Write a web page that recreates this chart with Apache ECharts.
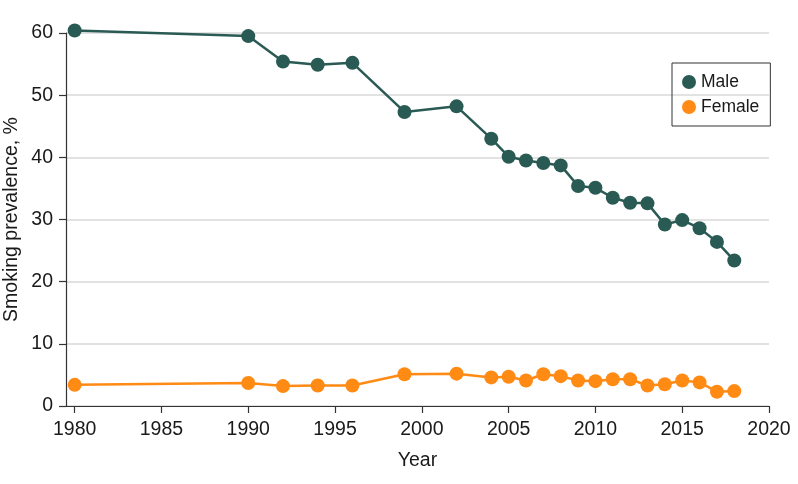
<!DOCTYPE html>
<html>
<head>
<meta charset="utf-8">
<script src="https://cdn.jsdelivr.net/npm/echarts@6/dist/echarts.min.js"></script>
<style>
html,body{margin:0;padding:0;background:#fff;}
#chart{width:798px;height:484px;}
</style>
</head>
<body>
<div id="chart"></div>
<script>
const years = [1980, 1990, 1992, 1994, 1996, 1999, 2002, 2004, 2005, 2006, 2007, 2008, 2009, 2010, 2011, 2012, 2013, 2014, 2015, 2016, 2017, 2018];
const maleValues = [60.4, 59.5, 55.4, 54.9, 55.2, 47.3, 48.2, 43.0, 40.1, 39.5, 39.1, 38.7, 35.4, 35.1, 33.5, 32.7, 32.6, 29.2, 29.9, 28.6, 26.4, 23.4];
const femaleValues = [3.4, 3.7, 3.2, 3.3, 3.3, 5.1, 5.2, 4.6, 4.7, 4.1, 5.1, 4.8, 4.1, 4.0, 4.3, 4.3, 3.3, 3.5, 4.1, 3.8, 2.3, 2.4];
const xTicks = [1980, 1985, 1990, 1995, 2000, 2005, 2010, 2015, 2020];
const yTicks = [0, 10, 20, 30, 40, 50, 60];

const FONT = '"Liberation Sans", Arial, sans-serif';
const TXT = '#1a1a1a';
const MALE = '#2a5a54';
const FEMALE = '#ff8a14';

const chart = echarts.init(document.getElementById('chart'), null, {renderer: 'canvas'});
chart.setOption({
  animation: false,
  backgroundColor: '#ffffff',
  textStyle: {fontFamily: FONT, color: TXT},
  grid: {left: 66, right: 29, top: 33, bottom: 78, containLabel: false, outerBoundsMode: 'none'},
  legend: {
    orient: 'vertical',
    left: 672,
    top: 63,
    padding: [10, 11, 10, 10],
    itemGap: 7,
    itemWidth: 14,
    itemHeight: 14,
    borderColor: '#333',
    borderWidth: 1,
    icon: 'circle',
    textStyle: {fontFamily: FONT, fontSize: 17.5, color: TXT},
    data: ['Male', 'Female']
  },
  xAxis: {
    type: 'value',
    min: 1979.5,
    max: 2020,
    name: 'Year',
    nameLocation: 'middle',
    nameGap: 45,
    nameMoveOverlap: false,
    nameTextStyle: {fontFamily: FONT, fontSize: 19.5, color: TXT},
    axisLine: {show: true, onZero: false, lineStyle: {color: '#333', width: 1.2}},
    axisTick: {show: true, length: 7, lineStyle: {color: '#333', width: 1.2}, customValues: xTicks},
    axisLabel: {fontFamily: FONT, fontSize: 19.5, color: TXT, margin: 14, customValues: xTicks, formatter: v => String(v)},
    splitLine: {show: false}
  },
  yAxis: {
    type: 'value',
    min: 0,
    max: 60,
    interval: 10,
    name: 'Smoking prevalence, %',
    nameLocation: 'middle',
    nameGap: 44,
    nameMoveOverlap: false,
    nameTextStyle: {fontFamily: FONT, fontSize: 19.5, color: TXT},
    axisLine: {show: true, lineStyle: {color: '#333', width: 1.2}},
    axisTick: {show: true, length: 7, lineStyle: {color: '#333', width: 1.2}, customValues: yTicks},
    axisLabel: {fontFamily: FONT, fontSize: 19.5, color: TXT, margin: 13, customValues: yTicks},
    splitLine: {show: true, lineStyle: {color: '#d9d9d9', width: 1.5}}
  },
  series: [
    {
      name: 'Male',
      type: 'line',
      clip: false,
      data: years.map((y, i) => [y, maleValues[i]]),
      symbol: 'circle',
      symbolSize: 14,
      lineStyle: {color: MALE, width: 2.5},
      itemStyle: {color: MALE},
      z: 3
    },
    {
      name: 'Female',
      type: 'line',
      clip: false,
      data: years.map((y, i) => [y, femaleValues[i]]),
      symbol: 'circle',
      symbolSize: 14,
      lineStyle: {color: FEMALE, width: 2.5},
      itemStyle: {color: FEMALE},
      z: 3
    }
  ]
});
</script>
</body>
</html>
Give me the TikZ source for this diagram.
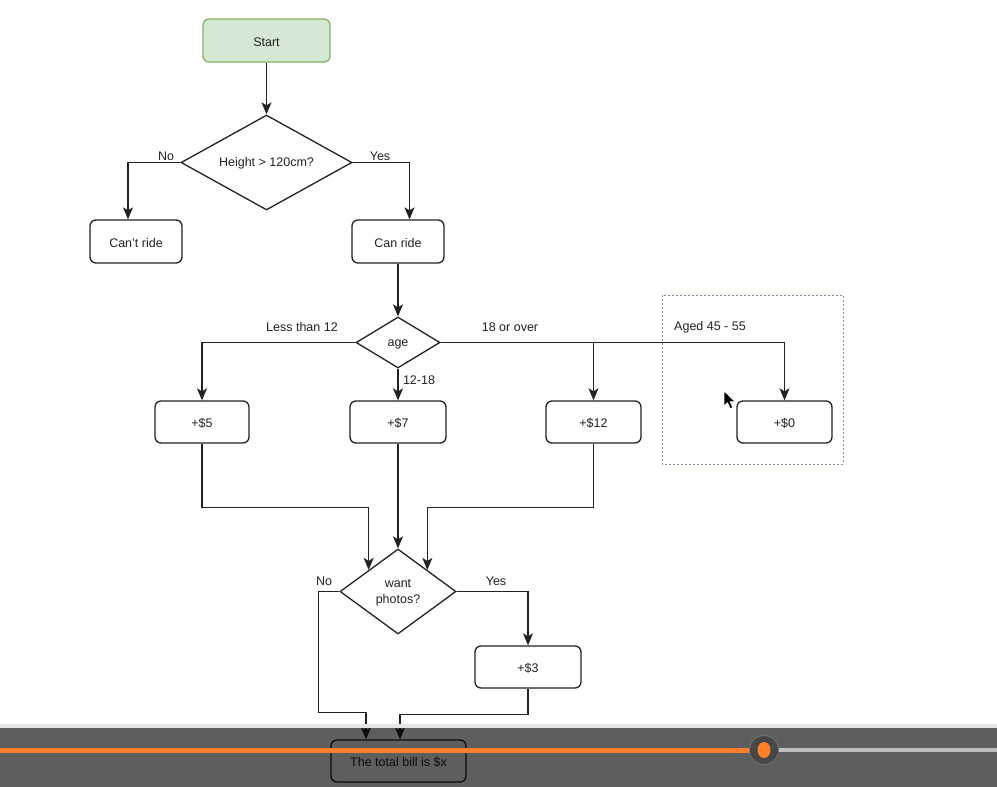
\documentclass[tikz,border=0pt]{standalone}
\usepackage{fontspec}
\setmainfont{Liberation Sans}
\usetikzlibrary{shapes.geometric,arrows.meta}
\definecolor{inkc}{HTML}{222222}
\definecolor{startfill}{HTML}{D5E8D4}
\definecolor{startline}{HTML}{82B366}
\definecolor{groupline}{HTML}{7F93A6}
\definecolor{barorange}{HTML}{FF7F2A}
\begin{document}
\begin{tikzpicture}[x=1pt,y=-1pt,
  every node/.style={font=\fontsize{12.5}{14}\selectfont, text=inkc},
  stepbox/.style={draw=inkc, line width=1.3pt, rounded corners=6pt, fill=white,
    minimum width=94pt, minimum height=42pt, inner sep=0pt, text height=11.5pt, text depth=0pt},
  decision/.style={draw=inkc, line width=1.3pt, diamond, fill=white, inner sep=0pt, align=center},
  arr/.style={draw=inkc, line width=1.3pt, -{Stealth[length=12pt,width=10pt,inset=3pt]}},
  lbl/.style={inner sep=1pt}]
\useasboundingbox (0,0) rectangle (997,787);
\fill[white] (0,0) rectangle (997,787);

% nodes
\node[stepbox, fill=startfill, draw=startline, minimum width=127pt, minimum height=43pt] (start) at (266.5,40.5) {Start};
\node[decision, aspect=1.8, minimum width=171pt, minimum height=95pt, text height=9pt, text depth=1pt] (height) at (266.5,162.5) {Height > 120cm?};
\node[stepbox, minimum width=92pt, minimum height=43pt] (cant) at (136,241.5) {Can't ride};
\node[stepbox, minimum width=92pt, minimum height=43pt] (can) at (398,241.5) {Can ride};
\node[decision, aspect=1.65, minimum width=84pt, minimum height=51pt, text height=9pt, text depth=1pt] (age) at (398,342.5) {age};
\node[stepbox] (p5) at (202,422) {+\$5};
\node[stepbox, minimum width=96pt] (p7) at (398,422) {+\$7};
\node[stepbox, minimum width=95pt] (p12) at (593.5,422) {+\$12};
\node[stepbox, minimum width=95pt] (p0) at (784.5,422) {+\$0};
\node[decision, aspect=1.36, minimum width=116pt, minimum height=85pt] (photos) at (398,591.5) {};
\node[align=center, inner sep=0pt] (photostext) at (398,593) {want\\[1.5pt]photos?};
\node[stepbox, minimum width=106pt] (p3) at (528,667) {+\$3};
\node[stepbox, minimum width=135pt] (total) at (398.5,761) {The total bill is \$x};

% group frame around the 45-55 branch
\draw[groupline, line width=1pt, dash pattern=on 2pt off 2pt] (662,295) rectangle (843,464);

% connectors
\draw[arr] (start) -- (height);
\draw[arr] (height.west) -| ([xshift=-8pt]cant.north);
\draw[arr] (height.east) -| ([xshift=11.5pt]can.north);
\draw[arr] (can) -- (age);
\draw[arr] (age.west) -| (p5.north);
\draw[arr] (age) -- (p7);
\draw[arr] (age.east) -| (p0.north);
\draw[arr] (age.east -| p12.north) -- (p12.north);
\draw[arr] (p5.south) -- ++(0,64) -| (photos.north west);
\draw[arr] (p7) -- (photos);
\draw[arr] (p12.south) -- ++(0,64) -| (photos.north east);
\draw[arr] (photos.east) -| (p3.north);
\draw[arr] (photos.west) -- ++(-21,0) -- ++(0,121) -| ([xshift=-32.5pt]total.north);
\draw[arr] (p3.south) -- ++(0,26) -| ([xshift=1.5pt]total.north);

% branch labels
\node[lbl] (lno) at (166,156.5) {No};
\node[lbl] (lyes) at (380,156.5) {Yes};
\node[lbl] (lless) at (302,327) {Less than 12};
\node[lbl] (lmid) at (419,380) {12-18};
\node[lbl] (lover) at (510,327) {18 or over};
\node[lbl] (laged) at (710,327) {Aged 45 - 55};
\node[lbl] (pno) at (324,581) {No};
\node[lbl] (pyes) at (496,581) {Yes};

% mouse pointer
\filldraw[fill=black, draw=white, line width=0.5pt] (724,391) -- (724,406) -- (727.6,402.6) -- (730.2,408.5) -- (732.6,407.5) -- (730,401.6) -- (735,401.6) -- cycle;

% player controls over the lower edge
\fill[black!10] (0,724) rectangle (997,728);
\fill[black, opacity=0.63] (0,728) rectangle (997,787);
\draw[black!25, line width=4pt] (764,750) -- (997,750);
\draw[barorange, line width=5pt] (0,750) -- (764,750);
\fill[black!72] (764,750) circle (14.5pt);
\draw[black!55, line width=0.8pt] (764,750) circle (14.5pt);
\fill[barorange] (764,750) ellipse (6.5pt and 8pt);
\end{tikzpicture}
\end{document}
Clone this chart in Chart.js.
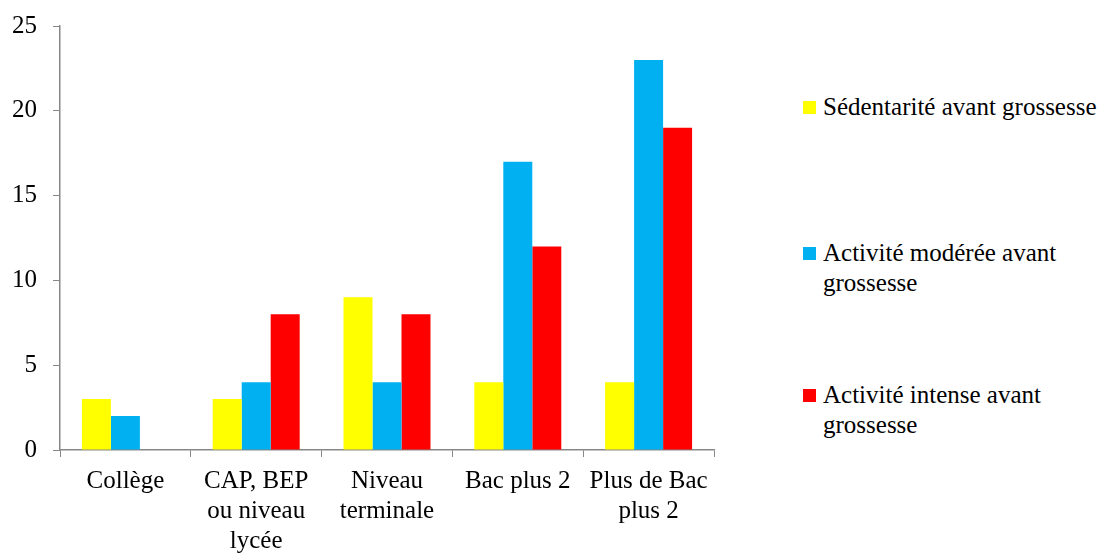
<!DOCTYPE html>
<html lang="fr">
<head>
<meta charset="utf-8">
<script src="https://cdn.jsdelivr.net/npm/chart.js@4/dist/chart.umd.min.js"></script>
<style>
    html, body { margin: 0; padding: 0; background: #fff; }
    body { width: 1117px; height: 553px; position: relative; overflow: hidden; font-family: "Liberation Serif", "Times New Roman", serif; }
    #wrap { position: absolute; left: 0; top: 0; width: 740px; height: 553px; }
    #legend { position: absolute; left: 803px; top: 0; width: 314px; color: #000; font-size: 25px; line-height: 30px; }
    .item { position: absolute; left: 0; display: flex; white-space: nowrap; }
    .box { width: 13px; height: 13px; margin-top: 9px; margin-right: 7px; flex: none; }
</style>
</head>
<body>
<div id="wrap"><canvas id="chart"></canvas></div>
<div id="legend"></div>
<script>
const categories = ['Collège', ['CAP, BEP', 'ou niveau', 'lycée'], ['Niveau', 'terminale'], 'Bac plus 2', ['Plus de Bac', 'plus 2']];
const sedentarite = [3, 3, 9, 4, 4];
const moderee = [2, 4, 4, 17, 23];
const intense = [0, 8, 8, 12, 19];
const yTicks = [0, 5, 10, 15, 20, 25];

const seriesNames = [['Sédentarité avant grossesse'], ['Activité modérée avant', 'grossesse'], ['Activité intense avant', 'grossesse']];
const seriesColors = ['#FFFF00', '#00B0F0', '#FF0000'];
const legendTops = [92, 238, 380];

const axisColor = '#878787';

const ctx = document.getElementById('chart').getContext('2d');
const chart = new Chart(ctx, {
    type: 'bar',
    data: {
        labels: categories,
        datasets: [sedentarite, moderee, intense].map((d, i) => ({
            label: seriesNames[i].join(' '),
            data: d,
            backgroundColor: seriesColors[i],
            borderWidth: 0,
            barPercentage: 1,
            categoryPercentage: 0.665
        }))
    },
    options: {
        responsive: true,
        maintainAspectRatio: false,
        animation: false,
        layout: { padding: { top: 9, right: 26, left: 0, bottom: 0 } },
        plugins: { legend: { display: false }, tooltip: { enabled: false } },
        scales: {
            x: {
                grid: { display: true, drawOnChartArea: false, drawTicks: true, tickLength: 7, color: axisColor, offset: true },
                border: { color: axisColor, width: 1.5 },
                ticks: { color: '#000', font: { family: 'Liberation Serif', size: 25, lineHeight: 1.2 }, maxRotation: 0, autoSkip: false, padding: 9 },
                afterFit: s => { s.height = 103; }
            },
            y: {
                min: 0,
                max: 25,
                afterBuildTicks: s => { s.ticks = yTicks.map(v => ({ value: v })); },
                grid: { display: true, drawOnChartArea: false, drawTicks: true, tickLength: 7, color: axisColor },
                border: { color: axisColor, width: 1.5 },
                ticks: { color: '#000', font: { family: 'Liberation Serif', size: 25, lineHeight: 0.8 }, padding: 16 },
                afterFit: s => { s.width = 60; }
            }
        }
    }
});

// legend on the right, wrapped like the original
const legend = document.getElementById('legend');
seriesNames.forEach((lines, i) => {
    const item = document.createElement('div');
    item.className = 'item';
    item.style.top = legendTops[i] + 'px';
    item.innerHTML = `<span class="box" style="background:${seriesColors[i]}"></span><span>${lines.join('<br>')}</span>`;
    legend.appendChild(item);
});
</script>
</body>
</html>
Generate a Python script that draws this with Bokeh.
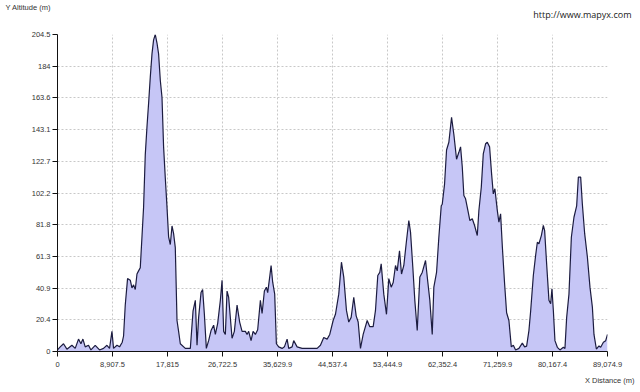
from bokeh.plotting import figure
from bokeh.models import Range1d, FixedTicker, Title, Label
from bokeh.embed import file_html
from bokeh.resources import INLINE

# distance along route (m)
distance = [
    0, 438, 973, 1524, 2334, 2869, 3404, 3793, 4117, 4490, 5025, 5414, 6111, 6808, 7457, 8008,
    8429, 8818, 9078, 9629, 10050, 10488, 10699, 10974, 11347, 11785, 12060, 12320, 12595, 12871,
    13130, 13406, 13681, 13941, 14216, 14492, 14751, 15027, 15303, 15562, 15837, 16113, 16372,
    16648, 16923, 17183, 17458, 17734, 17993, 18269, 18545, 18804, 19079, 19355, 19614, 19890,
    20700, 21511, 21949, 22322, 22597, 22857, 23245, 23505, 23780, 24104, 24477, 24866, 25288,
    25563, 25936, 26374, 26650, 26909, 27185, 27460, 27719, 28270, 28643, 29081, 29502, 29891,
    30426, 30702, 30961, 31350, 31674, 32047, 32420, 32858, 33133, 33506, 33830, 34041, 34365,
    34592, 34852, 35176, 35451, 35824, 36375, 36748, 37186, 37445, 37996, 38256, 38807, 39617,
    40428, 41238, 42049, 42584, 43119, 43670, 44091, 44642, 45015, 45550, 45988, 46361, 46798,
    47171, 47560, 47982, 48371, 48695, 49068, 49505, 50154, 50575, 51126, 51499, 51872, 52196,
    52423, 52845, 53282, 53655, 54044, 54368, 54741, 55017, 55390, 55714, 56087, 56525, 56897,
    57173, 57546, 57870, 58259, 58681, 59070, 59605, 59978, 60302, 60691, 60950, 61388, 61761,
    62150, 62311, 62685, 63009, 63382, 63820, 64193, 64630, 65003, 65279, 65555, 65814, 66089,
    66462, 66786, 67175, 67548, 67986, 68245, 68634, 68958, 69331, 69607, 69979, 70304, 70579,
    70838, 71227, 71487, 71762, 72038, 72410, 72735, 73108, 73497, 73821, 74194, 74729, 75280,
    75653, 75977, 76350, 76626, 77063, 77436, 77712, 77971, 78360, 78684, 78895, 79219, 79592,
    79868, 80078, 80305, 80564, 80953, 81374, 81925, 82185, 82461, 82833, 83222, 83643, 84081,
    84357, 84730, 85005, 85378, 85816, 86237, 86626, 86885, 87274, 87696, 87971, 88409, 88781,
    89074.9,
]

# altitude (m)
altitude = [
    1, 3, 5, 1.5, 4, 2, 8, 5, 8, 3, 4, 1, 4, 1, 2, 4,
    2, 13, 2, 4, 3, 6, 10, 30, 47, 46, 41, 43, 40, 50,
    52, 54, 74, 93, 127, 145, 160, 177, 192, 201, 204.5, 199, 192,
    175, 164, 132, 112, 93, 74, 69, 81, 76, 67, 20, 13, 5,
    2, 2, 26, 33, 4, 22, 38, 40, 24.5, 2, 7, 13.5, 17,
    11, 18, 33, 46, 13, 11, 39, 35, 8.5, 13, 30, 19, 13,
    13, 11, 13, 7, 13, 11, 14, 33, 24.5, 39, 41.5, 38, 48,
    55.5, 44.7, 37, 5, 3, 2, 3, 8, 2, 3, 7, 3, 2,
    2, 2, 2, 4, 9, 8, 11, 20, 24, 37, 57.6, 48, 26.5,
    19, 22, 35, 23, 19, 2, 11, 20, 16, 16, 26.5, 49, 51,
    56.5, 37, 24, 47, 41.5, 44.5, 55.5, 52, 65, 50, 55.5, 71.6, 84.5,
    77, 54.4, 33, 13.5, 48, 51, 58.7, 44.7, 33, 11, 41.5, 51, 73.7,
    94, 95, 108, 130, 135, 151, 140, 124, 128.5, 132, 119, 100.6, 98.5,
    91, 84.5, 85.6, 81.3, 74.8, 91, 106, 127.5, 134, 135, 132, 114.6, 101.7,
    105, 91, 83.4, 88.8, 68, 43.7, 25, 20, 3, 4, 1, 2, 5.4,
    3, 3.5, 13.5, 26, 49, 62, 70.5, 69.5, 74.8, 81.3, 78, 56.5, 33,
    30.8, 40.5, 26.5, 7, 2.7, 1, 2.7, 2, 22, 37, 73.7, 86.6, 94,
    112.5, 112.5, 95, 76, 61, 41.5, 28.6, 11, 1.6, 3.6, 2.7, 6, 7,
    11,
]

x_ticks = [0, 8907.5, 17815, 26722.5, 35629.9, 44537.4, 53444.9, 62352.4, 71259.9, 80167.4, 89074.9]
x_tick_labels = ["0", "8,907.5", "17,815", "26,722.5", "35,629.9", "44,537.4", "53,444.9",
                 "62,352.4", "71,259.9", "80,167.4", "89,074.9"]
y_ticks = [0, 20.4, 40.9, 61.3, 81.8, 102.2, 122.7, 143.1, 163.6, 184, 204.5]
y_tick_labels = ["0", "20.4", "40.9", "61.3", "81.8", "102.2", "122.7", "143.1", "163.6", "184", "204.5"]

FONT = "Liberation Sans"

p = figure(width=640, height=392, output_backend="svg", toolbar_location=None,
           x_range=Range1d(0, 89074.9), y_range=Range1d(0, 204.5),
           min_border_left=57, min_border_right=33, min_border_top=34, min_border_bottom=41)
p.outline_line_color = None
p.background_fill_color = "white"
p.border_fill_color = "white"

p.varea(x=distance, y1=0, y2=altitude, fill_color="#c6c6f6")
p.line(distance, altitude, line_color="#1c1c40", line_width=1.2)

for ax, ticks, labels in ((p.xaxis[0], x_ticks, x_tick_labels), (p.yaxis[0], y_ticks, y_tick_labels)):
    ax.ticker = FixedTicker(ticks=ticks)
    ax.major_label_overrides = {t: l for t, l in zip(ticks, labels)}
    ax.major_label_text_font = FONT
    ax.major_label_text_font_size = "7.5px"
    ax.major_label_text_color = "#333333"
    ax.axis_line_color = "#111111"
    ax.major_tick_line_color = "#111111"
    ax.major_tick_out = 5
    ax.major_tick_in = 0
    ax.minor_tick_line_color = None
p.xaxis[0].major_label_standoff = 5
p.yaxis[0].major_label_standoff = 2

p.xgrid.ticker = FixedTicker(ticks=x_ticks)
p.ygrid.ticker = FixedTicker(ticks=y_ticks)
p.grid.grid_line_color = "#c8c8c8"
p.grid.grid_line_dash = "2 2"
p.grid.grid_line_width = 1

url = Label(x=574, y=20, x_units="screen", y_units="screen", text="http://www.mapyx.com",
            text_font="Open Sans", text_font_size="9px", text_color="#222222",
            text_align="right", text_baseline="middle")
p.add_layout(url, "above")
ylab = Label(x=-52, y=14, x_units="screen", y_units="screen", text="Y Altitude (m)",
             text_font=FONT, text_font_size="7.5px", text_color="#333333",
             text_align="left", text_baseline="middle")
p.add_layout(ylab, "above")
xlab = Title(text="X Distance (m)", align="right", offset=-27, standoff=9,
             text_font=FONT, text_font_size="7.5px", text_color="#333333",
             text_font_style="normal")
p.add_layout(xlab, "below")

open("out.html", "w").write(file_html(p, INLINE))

::::

**SHORT PROBLEM**
Above are some entries; copy exactly the lines from the line with "Give me the TikZ source for this diagram." through the line with "minimum width=135pt] (total)", both included, but none of the pictures.

**RESPONSE TO THE TASK**
Give me the TikZ source for this diagram.
\documentclass[tikz,border=0pt]{standalone}
\usepackage{fontspec}
\setmainfont{Liberation Sans}
\usetikzlibrary{shapes.geometric,arrows.meta}
\definecolor{inkc}{HTML}{222222}
\definecolor{startfill}{HTML}{D5E8D4}
\definecolor{startline}{HTML}{82B366}
\definecolor{groupline}{HTML}{7F93A6}
\definecolor{barorange}{HTML}{FF7F2A}
\begin{document}
\begin{tikzpicture}[x=1pt,y=-1pt,
  every node/.style={font=\fontsize{12.5}{14}\selectfont, text=inkc},
  stepbox/.style={draw=inkc, line width=1.3pt, rounded corners=6pt, fill=white,
    minimum width=94pt, minimum height=42pt, inner sep=0pt, text height=11.5pt, text depth=0pt},
  decision/.style={draw=inkc, line width=1.3pt, diamond, fill=white, inner sep=0pt, align=center},
  arr/.style={draw=inkc, line width=1.3pt, -{Stealth[length=12pt,width=10pt,inset=3pt]}},
  lbl/.style={inner sep=1pt}]
\useasboundingbox (0,0) rectangle (997,787);
\fill[white] (0,0) rectangle (997,787);

% nodes
\node[stepbox, fill=startfill, draw=startline, minimum width=127pt, minimum height=43pt] (start) at (266.5,40.5) {Start};
\node[decision, aspect=1.8, minimum width=171pt, minimum height=95pt, text height=9pt, text depth=1pt] (height) at (266.5,162.5) {Height > 120cm?};
\node[stepbox, minimum width=92pt, minimum height=43pt] (cant) at (136,241.5) {Can't ride};
\node[stepbox, minimum width=92pt, minimum height=43pt] (can) at (398,241.5) {Can ride};
\node[decision, aspect=1.65, minimum width=84pt, minimum height=51pt, text height=9pt, text depth=1pt] (age) at (398,342.5) {age};
\node[stepbox] (p5) at (202,422) {+\$5};
\node[stepbox, minimum width=96pt] (p7) at (398,422) {+\$7};
\node[stepbox, minimum width=95pt] (p12) at (593.5,422) {+\$12};
\node[stepbox, minimum width=95pt] (p0) at (784.5,422) {+\$0};
\node[decision, aspect=1.36, minimum width=116pt, minimum height=85pt] (photos) at (398,591.5) {};
\node[align=center, inner sep=0pt] (photostext) at (398,593) {want\\[1.5pt]photos?};
\node[stepbox, minimum width=106pt] (p3) at (528,667) {+\$3};
\node[stepbox, minimum width=135pt] (total) at (398.5,761) {The total bill is \$x};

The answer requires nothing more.